Au-delà de l’anecdote, certains élus locaux y voient une opportunité de redynamiser le rôle de la Poste en milieu rural.

« Si ça peut permettre de désengorger les fermes et les hangars, pourquoi pas ? », avance Michel Rouget, maire d’une commune qui préfère rester discrète pour l’instant.

« Nos administrés seraient ravis de ne plus avoir à faire 60 bornes pour trouver un point de reprise pour une faucheuse hors service. On pourrait imaginer des bennes itinérantes, ou des créneaux “reprise agricole” le jeudi matin. »

Les syndicats de La Poste sont déjà sur le qui-vive.

« On est facteur, pas ferrailleur. On veut bien faire un geste pour la planète, mais on va pas commencer à stocker des herses rotatives dans le local pause-café. »

⚙️ Une fracture entre ville et campagne, en forme de godet

Dans le fond, cette affaire révèle une fois de plus le fossé entre la ruralité inventive et les grands dispositifs pensés en open space parisien. Une poêle ? Bien sûr. Un bout de faneuse ? Pourquoi pas. Une barre de coupe de moissonneuse ? Là, il faudra sans doute négocier avec la direction régionale.

Mais dans les fermes du Haut-Doubs, on continue de rêver. « J’ai un vieux épandeur que j’ai repeint trois fois, j’ai même collé une étiquette “Tefal” dessus.
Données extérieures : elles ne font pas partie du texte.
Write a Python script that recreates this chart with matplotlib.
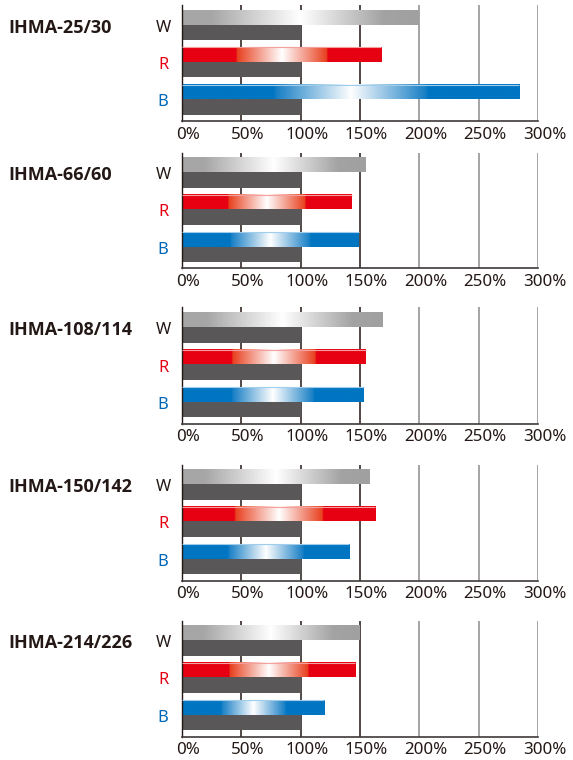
import numpy as np
import matplotlib
matplotlib.use("Agg")
import matplotlib.pyplot as plt
from matplotlib.colors import LinearSegmentedColormap
from matplotlib.transforms import ScaledTranslation

plt.rcParams['font.family'] = ['Noto Sans', 'DejaVu Sans']

# ---- data ----
models = ["IHMA-25/30", "IHMA-66/60", "IHMA-108/114", "IHMA-150/142", "IHMA-214/226"]
channels = ["W", "R", "B"]
w_vals = [199, 155, 169, 158, 150]
r_vals = [168, 143, 155, 163, 146]
b_vals = [284, 149, 153, 141, 120]
ref_vals = [100, 100, 100, 100, 100]
xticks = [0, 50, 100, 150, 200, 250, 300]
xtick_labels = ["0%", "50%", "100%", "150%", "200%", "250%", "300%"]

# ---- styles ----
DARK = "#231815"
GRAY_BAR = "#595757"
label_colors = {"W": DARK, "R": "#e60012", "B": "#0068b7"}
cmaps = {
    "W": LinearSegmentedColormap.from_list("w", [(0, "#a6a6a6"), (0.12, "#a6a6a6"), (0.5, "#ffffff"),
                                                 (0.85, "#a3a3a3"), (1, "#a0a0a0")]),
    "R": LinearSegmentedColormap.from_list("r", [(0, "#e60012"), (0.27, "#e60012"), (0.275, "#e8401f"),
                                                 (0.5, "#ffffff"), (0.725, "#e8401f"), (0.73, "#e60012"),
                                                 (1, "#e60012")]),
    "B": LinearSegmentedColormap.from_list("b", [(0, "#0075c2"), (0.27, "#0075c2"), (0.28, "#1a80c6"),
                                                 (0.5, "#ffffff"), (0.72, "#1a80c6"), (0.73, "#0075c2"),
                                                 (1, "#0075c2")]),
}
edge_colors = {"W": None, "R": "#f4a0a0", "B": "#9fcdeb"}

W, H = 573, 760
fig = plt.figure(figsize=(W / 100, H / 100), dpi=100)
fig.patch.set_facecolor("white")

bottoms_px = [121, 268.5, 423.5, 580.5, 736.5]
ax_h = 116
x0_px, x1_px = 182, 538
bar_h = 15.2
group_step = 37.3
first_top = 4.5

grad = np.linspace(0, 1, 256).reshape(1, -1)

for pi, model in enumerate(models):
    bpx = bottoms_px[pi]
    ax = fig.add_axes([x0_px / W, 1 - bpx / H, (x1_px - x0_px) / W, ax_h / H])
    ax.set_xlim(0, 300)
    ax.set_ylim(ax_h, 0)
    vals = {"W": w_vals[pi], "R": r_vals[pi], "B": b_vals[pi]}

    # grid lines (behind bars)
    for t in xticks[1:]:
        ax.axvline(t, color=DARK if t <= 150 else "#8c8c8c", lw=1.1, zorder=0.5)

    for gi, ch in enumerate(channels):
        top = first_top + gi * group_step
        yc = top + bar_h / 2
        v = vals[ch]
        bar = ax.barh(yc, v, height=bar_h, color="none", edgecolor="none", zorder=2)[0]
        im = ax.imshow(grad, cmap=cmaps[ch], extent=(0, v, top + bar_h, top),
                       aspect="auto", zorder=2, interpolation="bilinear")
        im.set_clip_path(bar)
        if edge_colors[ch]:
            ax.plot([0, v], [top + 0.4, top + 0.4], color=edge_colors[ch], lw=0.8, zorder=3,
                    solid_capstyle="butt")
        # reference 100% bar
        ax.barh(top + bar_h + bar_h / 2, ref_vals[pi], height=bar_h + 0.3, color=GRAY_BAR, zorder=2)
        # channel label
        ax.text((163 - x0_px) / (x1_px - x0_px), top + bar_h + 3, ch,
                transform=ax.get_yaxis_transform(), ha="center", va="center",
                fontsize=11.8, color=label_colors[ch])

    ax.set_xlim(0, 300)
    ax.set_ylim(ax_h, 0)

    ax.text((8 - x0_px) / (x1_px - x0_px), first_top + bar_h + 3, model,
            transform=ax.get_yaxis_transform(), ha="left", va="center",
            fontsize=13, fontweight="bold", color=DARK, family=["Open Sans", "DejaVu Sans"])

    ax.set_xticks(xticks)
    ax.set_xticklabels(xtick_labels)
    ax.set_yticks([])
    ax.tick_params(axis="x", length=0, pad=4, labelsize=12.2, labelcolor=DARK)
    off = ScaledTranslation(6.5 / 100, 0, fig.dpi_scale_trans)
    for lab in ax.get_xticklabels():
        lab.set_transform(lab.get_transform() + off)
    for s in ["top", "right"]:
        ax.spines[s].set_visible(False)
    ax.spines["left"].set_color(DARK)
    ax.spines["left"].set_linewidth(1.0)
    ax.spines["bottom"].set_color("#3e3a39")
    ax.spines["bottom"].set_linewidth(1.2)
    ax.set_facecolor("none")

fig.savefig("out.png", dpi=100, facecolor="white")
Si ça peut passer pour une poêle géante… », glisse un certain Joël, dans un sourire entendu.

Quant à Régis, le ferrailleur, il promet de ne pas se laisser faire. « Je prépare une contre-offensive. À partir de la semaine prochaine, moi aussi je reprends les poêles. Et les bouilloires. Et les grille-pain. Gratos. Juste pour leur faire la nique. »

L’économie circulaire, version Haut-Doubs : un peu rouillée, mais toujours pleine d’idées.